— Я тогда, родная, успокоюсь, когда ты мне скажешь, что первая глава романа уже написана!.. Во-от!.. — И далее Коля решительно сказал: — Обещай мне, во-первых, ничем новым «не искушаться», а во-вторых — прочесть мне вслух те места из первой главы романа, какие тебе захочется прочесть.
То и другое было ему торжественно обещано. Однако и я тоже взяла с него обещание: никому не рассказывать о наших разговорах о моем новом романе, который еще и не начат.
— Так-таки никому? — спросил он со своей детски-обаятельной лукавой улыбкой. — А, например, твоему Григорию Михайловичу?
— О, ему можно! — засмеялась я, считая, что теперь все прояснено и, значит, больше уже не о чем Коле беспокоиться. Но оказалось, что я, зная характер «старого комсомольца» Николая Островского, не все могла предугадать в нем.
Вспоминается вечер у меня дома в январе 1936 года. Телефонный звонок. Г. М. берет трубку. Это звонит Островский. В тишине нашей рабочей комнаты я хорошо слышу в трубке его глуховатый голос с его привычным четким подчеркиванием того, что Николай считал важным. Уже по началу телефонного разговора можно было уверенно судить о том, что за те дни, которые я не была у него, он отлично был осведомлен обо всех моих делах: оказывается, он уже несколько раз вот так же разговаривал с Г. М. по телефону, прося при этом «никоим образом» не тревожить меня. А я в другой комнате для сокращения времени диктовала машинистке страницу за страницей рукопись законченной книги «Июнь в Париже». В тот вечер, о котором идет речь, я уже просматривала перепечатанные на машинке страницы. Предполагая, что я еще нахожусь в другой комнате, Коля выразил Г. М. свою «радость и удовлетворение», что уже теперь «Лена и Маша должны войти в жизнь». А когда Г. М. ответил, что уже есть набросок первой главы романа, в голосе Коли Островского зазвучала такая светлая братская радость, что я не выдержала, взяла трубку и подтвердила сказанное Г. М.
— Ну! Теперь я спокоен: Лена и Маша уже в пути! — произнес мне в ответ Островский и засмеялся с таким радостным и глубоким удовлетворением, что мы с Г. М. переглянулись, безмерно растроганные, а потом еще долго вспоминали о нашем милом романтике.

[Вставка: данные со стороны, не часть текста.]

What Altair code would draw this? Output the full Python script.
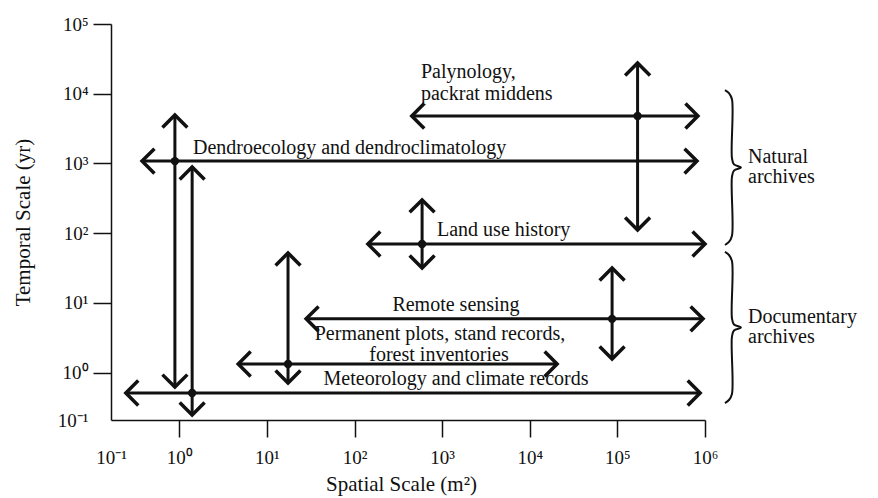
import math
import altair as alt
import pandas as pd

FONT = "Liberation Serif"
INK = "#111111"

# ---------------- data ----------------
arrow_names = ["Palynology", "Dendroecology", "Land use history",
               "Remote sensing", "Permanent plots", "Meteorology"]
# horizontal (spatial range) arrows
h_y = [4800, 1080, 70, 5.9, 1.33, 0.51]
h_x1 = [450, 0.375, 142, 28, 4.7, 0.245]
h_x2 = [8.3e5, 8.1e5, 1.0e6, 9.5e5, 2.05e4, 8.8e5]
# vertical (temporal range) arrows
v_x = [1.7e5, 0.89, 590, 8.7e4, 17.4, 1.40]
v_y1 = [111, 0.62, 31.6, 1.57, 0.71, 0.247]
v_y2 = [2.76e4, 4950, 300, 31.6, 52, 890]

# arrow labels
lab_left_text = ["Palynology,", "packrat middens",
                 "Dendroecology and dendroclimatology", "Land use history"]
lab_left_x = [573, 573, 1.43, 873]
lab_left_y = [20500, 10000, 1663, 111]
lab_center_text = ["Remote sensing", "Permanent plots, stand records,",
                   "forest inventories", "Meteorology and climate records"]
lab_center_x = [1439, 944, 920, 1439]
lab_center_y = [9.33, 3.55, 1.80, 0.81]

# archive braces (temporal span covered)
brace_names = ["Natural archives", "Documentary archives"]
brace_top = [11300, 53.7]
brace_bottom = [67.6, 0.366]
brace_x = 1.69e6
brace_label_text = ["Natural", "archives", "Documentary", "archives"]
brace_label_y = [1236, 638, 6.27, 3.24]
brace_label_x = 3.1e6

x_tick_labels = ["10⁻¹", "10⁰", "10¹", "10²", "10³", "10⁴", "10⁵", "10⁶"]
y_tick_labels = ["10⁻¹", "10⁰", "10¹", "10²", "10³", "10⁴", "10⁵"]

# ---------------- layout / style ----------------
W, H = 594, 396
X_LO_EXP, X_HI_EXP = -0.78, 6
Y_LO_EXP, Y_HI_EXP = -0.68, 5
PX_PER_DEC_X = W / (X_HI_EXP - X_LO_EXP)
HEAD_PATH = "M -1 1 L 0 0 L 1 1"
BRACE_U = [0, 0.02, 0.06, 0.44, 0.48, 0.5, 0.52, 0.56, 0.94, 0.98, 1]
BRACE_V = [0, 4, 7, 7, 9, 16, 9, 7, 7, 4, 0]

# ---------------- tables ----------------
lines = []
heads = []
dots = []
for i, n in enumerate(arrow_names):
    lines.append({"x": h_x1[i], "x2": h_x2[i], "y": h_y[i], "y2": h_y[i]})
    lines.append({"x": v_x[i], "x2": v_x[i], "y": v_y1[i], "y2": v_y2[i]})
    heads += [
        {"x": h_x1[i], "y": h_y[i], "angle": 270},
        {"x": h_x2[i], "y": h_y[i], "angle": 90},
        {"x": v_x[i], "y": v_y2[i], "angle": 0},
        {"x": v_x[i], "y": v_y1[i], "angle": 180},
    ]
    dots.append({"x": v_x[i], "y": h_y[i]})
lines_df = pd.DataFrame(lines)
heads_df = pd.DataFrame(heads)
dots_df = pd.DataFrame(dots)
left_df = pd.DataFrame({"x": lab_left_x, "y": lab_left_y, "t": lab_left_text})
center_df = pd.DataFrame({"x": lab_center_x, "y": lab_center_y, "t": lab_center_text})

brace_rows = []
for b, name in enumerate(brace_names):
    lt, lb = math.log10(brace_top[b]), math.log10(brace_bottom[b])
    for k, (u, v) in enumerate(zip(BRACE_U, BRACE_V)):
        brace_rows.append({
            "brace": name, "i": k,
            "x": brace_x * 10 ** (v / PX_PER_DEC_X),
            "y": 10 ** (lt + u * (lb - lt)),
        })
brace_df = pd.DataFrame(brace_rows)
brace_lab_df = pd.DataFrame({"x": [brace_label_x] * 4, "y": brace_label_y,
                             "t": brace_label_text})

# ---------------- scales & axes ----------------
x_ticks = [10 ** X_LO_EXP] + [10.0 ** e for e in range(0, 7)]
y_ticks = [10 ** Y_LO_EXP] + [10.0 ** e for e in range(0, 6)]


def lab_expr(labels):
    arr = "[" + ",".join("'%s'" % s for s in labels[1:]) + "]"
    return "datum.value < 0.5 ? '%s' : %s[round(log(datum.value)/LN10)]" % (labels[0], arr)


hide_first = {"condition": {"test": "datum.value < 0.5", "value": "transparent"},
              "value": INK}

x_scale = alt.Scale(type="log", domain=[10 ** X_LO_EXP, 10 ** X_HI_EXP], nice=False)
y_scale = alt.Scale(type="log", domain=[10 ** Y_LO_EXP, 10 ** Y_HI_EXP], nice=False)

x_axis = alt.Axis(
    title="Spatial Scale (m²)", values=x_ticks, labelExpr=lab_expr(x_tick_labels),
    grid=False, domainColor=INK, domainWidth=1.5, tickColor=hide_first,
    tickWidth=1.5, tickSize=17, labelFont=FONT, labelFontSize=19, labelColor=INK,
    labelPadding=11, labelFlush=False, labelOverlap=False, labelBound=False,
    titleFont=FONT, titleFontSize=21, titleFontWeight="normal", titleColor=INK,
    titleX=290, titleY=64, titleAlign="center", titleBaseline="middle",
)
y_axis = alt.Axis(
    title="Temporal Scale (yr)", values=y_ticks, labelExpr=lab_expr(y_tick_labels),
    grid=False, domainColor=INK, domainWidth=1.5, tickColor=hide_first,
    tickWidth=1.5, tickSize=18, labelFont=FONT, labelFontSize=19, labelColor=INK,
    labelPadding=5, labelOverlap=False, labelBound=False,
    titleFont=FONT, titleFontSize=21, titleFontWeight="normal", titleColor=INK,
    titleAngle=270, titleX=-88, titleY=198, titleAlign="center", titleBaseline="middle",
)


def X():
    return alt.X("x:Q", scale=x_scale, axis=x_axis)


def Y():
    return alt.Y("y:Q", scale=y_scale, axis=y_axis)


rules = alt.Chart(lines_df).mark_rule(strokeWidth=3, color=INK).encode(
    x=X(), x2="x2:Q", y=Y(), y2="y2:Q")
arrowheads = alt.Chart(heads_df).mark_point(
    shape=HEAD_PATH, size=620, filled=False, strokeWidth=3.5, color=INK, opacity=1,
    strokeJoin="miter").encode(x=X(), y=Y(), angle=alt.Angle("angle:Q", scale=None))
dot_layer = alt.Chart(dots_df).mark_circle(size=70, color=INK, opacity=1).encode(
    x=X(), y=Y())
text_left = alt.Chart(left_df).mark_text(
    font=FONT, fontSize=20, color=INK, align="left", baseline="middle").encode(
    x=X(), y=Y(), text="t:N")
text_center = alt.Chart(center_df).mark_text(
    font=FONT, fontSize=20, color=INK, align="center", baseline="middle").encode(
    x=X(), y=Y(), text="t:N")
braces = alt.Chart(brace_df).mark_line(
    interpolate="catmull-rom", strokeWidth=2, color=INK).encode(
    x=X(), y=Y(), detail="brace:N", order="i:Q")
brace_text = alt.Chart(brace_lab_df).mark_text(
    font=FONT, fontSize=20, color=INK, align="left", baseline="middle").encode(
    x=X(), y=Y(), text="t:N")

chart = alt.layer(rules, arrowheads, dot_layer, text_left, text_center, braces,
                  brace_text).properties(
    width=W, height=H,
    autosize=alt.AutoSizeParams(type="none"),
    padding={"left": 103, "top": 16, "right": 160, "bottom": 76},
).configure_view(stroke="transparent")

chart.save("out.html", embed_options={"renderer": "svg", "actions": False})
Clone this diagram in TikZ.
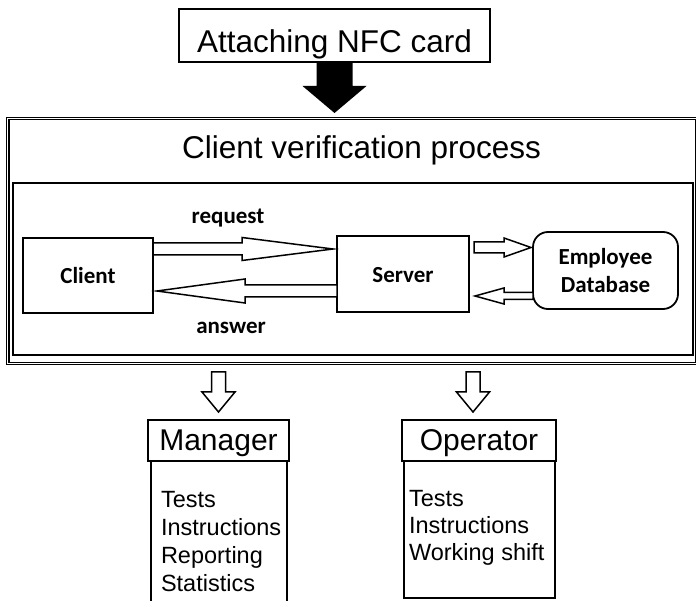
\documentclass[tikz,border=0pt]{standalone}
\usepackage{fontspec}
\setmainfont{Liberation Sans}
\newfontfamily\calfont{Carlito}
\usetikzlibrary{calc}
\newcommand{\fBig}{\fontsize{31.5}{38}\selectfont}
\newcommand{\fHead}{\fontsize{30}{36}\selectfont}
\newcommand{\fListA}{\fontsize{23.5}{28}\selectfont}
\newcommand{\fListB}{\fontsize{23.5}{27}\selectfont}
\newcommand{\fCal}{\calfont\bfseries\fontsize{23}{28}\selectfont}
% horizontal hollow arrow: #1 start point, #2 tip point, #3 y, #4 shaft half, #5 head half, #6 signed head length
\newcommand{\harr}[6]{%
  \draw[hollow] let \p1=(#1), \p2=(#2) in
    (\x1,{#3+#4}) -- ({\x2-(#6)},{#3+#4}) -- ({\x2-(#6)},{#3+#5}) -- (\x2,#3)
    -- ({\x2-(#6)},{#3-#5}) -- ({\x2-(#6)},{#3-#4}) -- (\x1,{#3-#4}) -- cycle;}
% vertical (downward) hollow arrow: #1 x point, #2 start point, #3 tip point, #4 shaft half, #5 head half, #6 head length
\newcommand{\varr}[6]{%
  \draw[hollow] let \p0=(#1), \p1=(#2), \p2=(#3) in
    ({\x0-#4},\y1) -- ({\x0-#4},{\y2+#6}) -- ({\x0-#5},{\y2+#6}) -- (\x0,\y2)
    -- ({\x0+#5},{\y2+#6}) -- ({\x0+#4},{\y2+#6}) -- ({\x0+#4},\y1) -- cycle;}
\begin{document}
\begin{tikzpicture}[x=1pt,y=1pt,
  box/.style={draw, line width=1.8pt, inner sep=0pt, outer sep=0pt},
  hollow/.style={draw, line width=1.5pt, fill=white, line join=miter},
  plain/.style={inner sep=0pt, outer sep=0pt}]
\useasboundingbox (0,0) rectangle (696,600);
\fill[white] (0,0) rectangle (696,600);

% top box
\node[box, minimum width=311pt, minimum height=53pt, text height=35pt, text depth=0pt, font=\fBig] (top) at (334.5,564.5) {Attaching NFC card};

% outer process box
\node[draw, line width=1.2pt, double, double distance=1.2pt, plain, minimum width=689.2pt, minimum height=245pt] (outer) at (352.4,359) {};
\node[plain, font=\fBig, anchor=base] (title) at (361.5,441) {Client verification process};

% thick arrow
\fill let \p1=(top.south), \p2=(outer.north) in
  ({\x1-18},\y1) -- ({\x1-18},{\y2+32.5}) -- ({\x1-32},{\y2+32.5}) -- (\x1,{\y2+5.5})
  -- ({\x1+32},{\y2+32.5}) -- ({\x1+18},{\y2+32.5}) -- ({\x1+18},\y1) -- cycle;

% inner box
\node[box, minimum width=680pt, minimum height=172pt] (inner) at (353,331) {};

\node[box, minimum width=130pt, minimum height=75pt, text height=17pt, text depth=0pt, font=\fCal] (client) at (88,324.5) {Client};
\node[box, minimum width=132pt, minimum height=76pt, text height=18pt, text depth=0pt, font=\fCal] (server) at (403,326) {Server};
\node[box, rounded corners=15pt, minimum width=145pt, minimum height=77pt, align=center, font=\fCal] (db) at (605.5,329.5) {Employee\\Database};

\node[plain, font=\fCal, anchor=base] (req) at (228,376) {request};
\node[plain, font=\fCal, anchor=base] (ans) at (231,266) {answer};

\harr{client.east}{$(server.west)+(-4,0)$}{351}{6}{11.5}{91}
\harr{server.west}{$(client.east)+(4,0)$}{309}{6}{12}{-88}
\harr{$(server.east)+(5,0)$}{$(db.west)+(-2,0)$}{352.5}{5.5}{9.5}{27}
\harr{db.west}{$(server.east)+(6,0)$}{304}{3.5}{8}{-29}

% manager
\node[box, minimum width=136pt, minimum height=142pt] (mbody) at (219,68) {};
\node[box, fill=white, minimum width=141pt, minimum height=41pt, text height=20pt, text depth=0pt, font=\fHead] (mhead) at (218.5,159.5) {Manager};
\node[plain, font=\fListA, align=left, anchor=north west] (mlist) at (161,108.4) {Tests\\Instructions\\Reporting\\Statistics};

% operator
\node[box, minimum width=151pt, minimum height=137pt] (obody) at (479.5,70.5) {};
\node[box, fill=white, minimum width=154pt, minimum height=41pt, text height=20pt, text depth=0pt, font=\fHead] (ohead) at (479,159.5) {Operator};
\node[plain, font=\fListB, align=left, anchor=north west] (olist) at (409,109.4) {Tests\\Instructions\\Working shift};

% down arrows
\varr{mhead.north}{$(outer.south)+(0,-8.5)$}{$(mhead.north)+(0,8)$}{7}{16.5}{20}
\varr{$(ohead.north)+(-6,0)$}{$(outer.south)+(0,-8.5)$}{$(ohead.north)+(0,8)$}{7}{16.5}{20}
\end{tikzpicture}
\end{document}
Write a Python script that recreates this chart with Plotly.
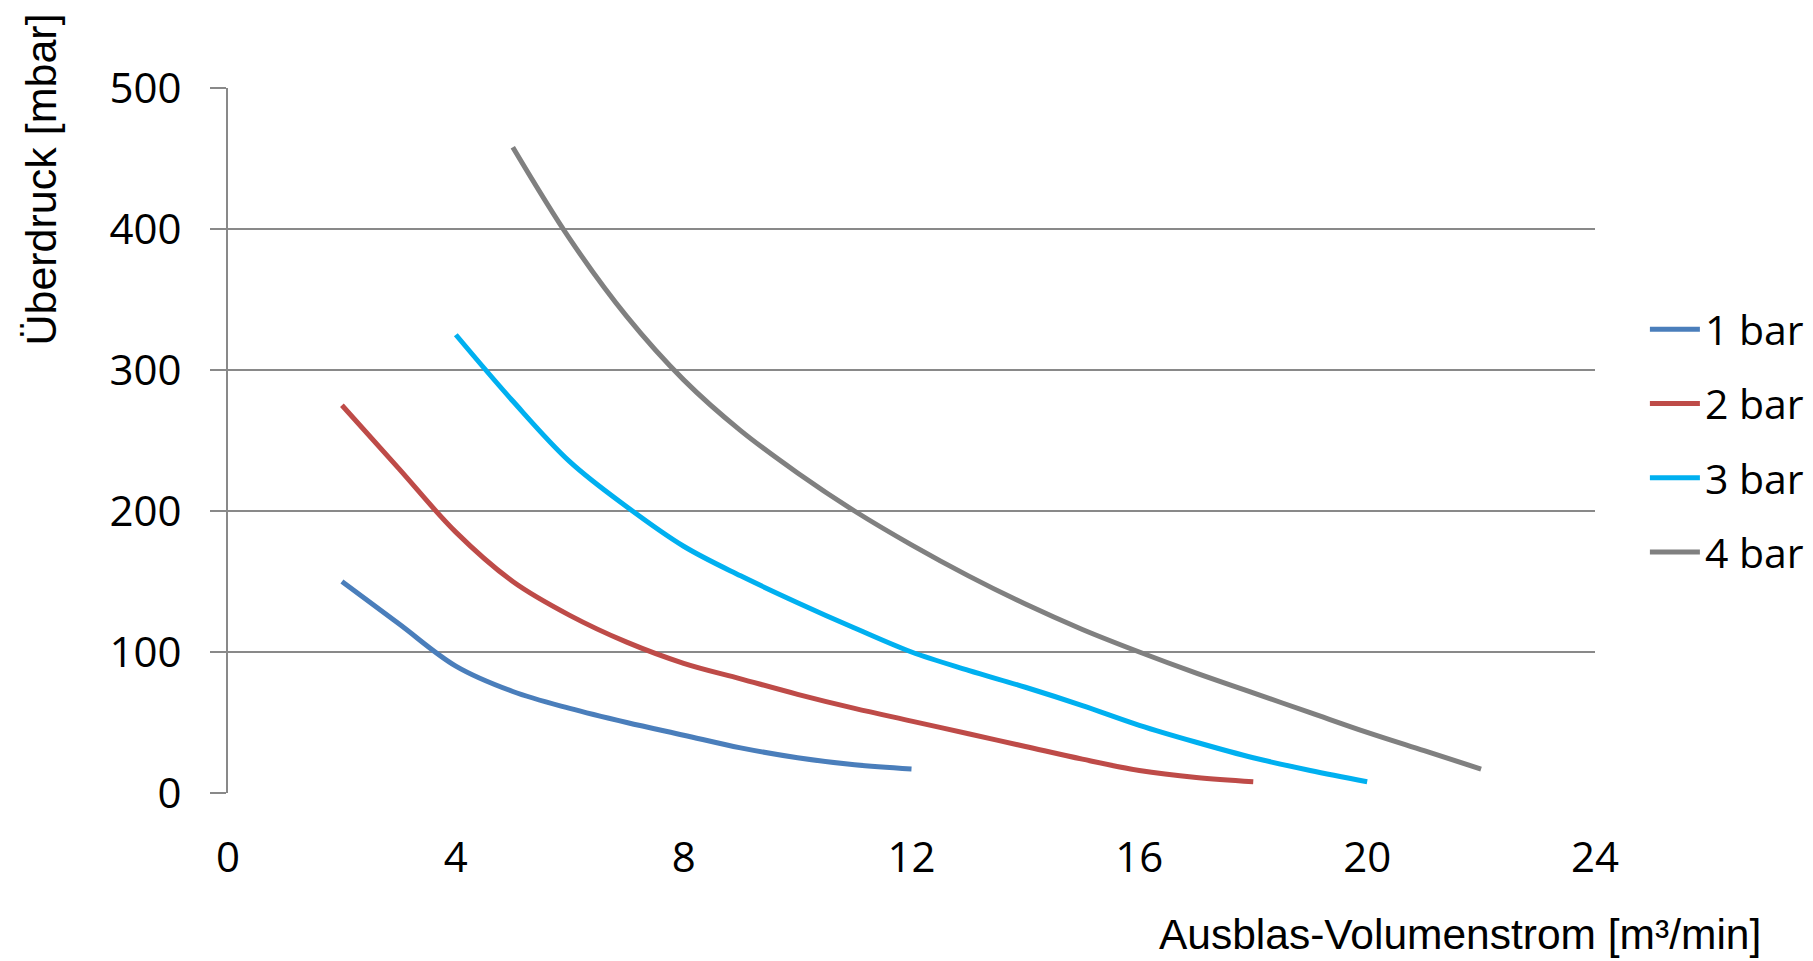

Г. М. взволнованно рассказывал, что, давно симпатизируя Николаю Островскому, за эти дни он его просто полюбил. В этом человеке, чья молодость разбита беспощадной болезнью, столько чудесной любви к жизни, к людям, столько благородного интереса к работе друга, столько братской заботы о нем.
Расставаясь на лето с Николаем Островским, я прочла ему два-три отрывка из четвертой главы.
— Я счастлив за тебя! — сказал он.
Я попросила его больше не тревожиться о «Лене из Журавлиной рощи», а отдыхать безмятежно, наслаждаясь сочинским солнцем. Поговорили об осенних планах и назначили встречу на октябрь — ноябрь, когда он уже вернется в Москву. Потом со своим милым украинским юмором он рассказал о чем-то смешном, и тут пошли разные шутки. Мы так смеялись, что Екатерина Алексеевна, заглянув в комнату, весело спросила, с чего это нас сегодня «так разобрало»?
Мне потом все представлялось, что осенью мы увидим нашего друга непременно поздоровевшим, даже с легким загаром, — ведь там он целый день пребывает в беседке, на свежем воздухе.
Но встретиться больше нам не пришлось. Вернувшись из Крыма в Москву только в декабре, я была у Николая Островского в день его смерти.
Эти страницы в моих воспоминаниях о Николае Островском появляются впервые — в прежних изданиях их не могло быть: Г. М. Караваев при жизни, конечно, воспротивился бы этой публикации. А позже меня остановила другая причина: эти странички воспоминаний слишком близко связаны с моей творческой работой. Но когда много лет спустя я рассказывала некоторым товарищам об этой дорогой моему сердцу братской и художнической заботе Николая Островского о моем романе, все мне настоятельно посоветовали опубликовать эти страницы: ведь главное здесь все-таки относится к личности Николая Островского. Прежде всего в нем, молодом писателе, хочется отметить удивительно тонкое чутье к явлениям индивидуально-глубинного свойства.